(Ottawa) La ministre fédérale des Femmes et de l’Égalité des genres et de la Jeunesse, Marci Ien, estime que les politiques de la Saskatchewan et du Nouveau-Brunswick qui exigent que les élèves de moins de 16 ans aient le consentement parental pour que les écoles utilisent leurs pronoms et noms préférés placent les enfants trans dans une « situation de vie ou de mort ».

Bien que Mme Ien refuse de dire si Ottawa voit un rôle pour elle-même dans toute contestation judiciaire potentielle, elle garde un œil sur ce qui se passe.

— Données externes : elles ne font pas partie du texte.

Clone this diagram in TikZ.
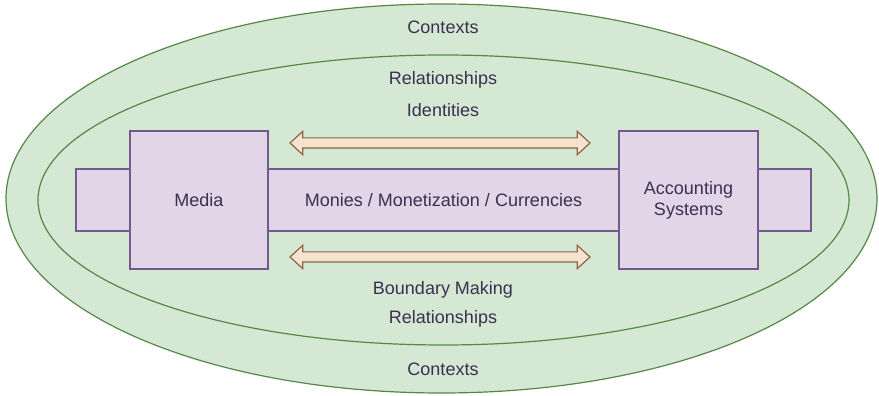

« Ce que je peux vous dire, c’est que nous surveillons de près l’évolution de la situation », a-t-elle déclaré mercredi à La Presse Canadienne.

« De toute évidence, tout est possible, mais je ne vais pas faire de commentaires hypothétiques pour le moment. »

La Saskatchewan est récemment devenue la deuxième province à modifier sa politique concernant l’utilisation des pronoms et les changements de nom pour les élèves de moins de 16 ans, afin que les enseignants demandent la permission à leurs parents. Le gouvernement affirme que le changement découle des préoccupations des parents et du désir d’appliquer une politique uniforme dans toutes les divisions scolaires.

Le premier ministre Scott Moe a fait part de son intention d’apporter le changement avant la prochaine année scolaire à la suite d’une élection partielle au cours de laquelle le Saskatchewan United Party, un parti de droite naissant, a grugé dans le vote rural de son parti de la Saskatchewan après avoir fait campagne sur la question des « droits parentaux ».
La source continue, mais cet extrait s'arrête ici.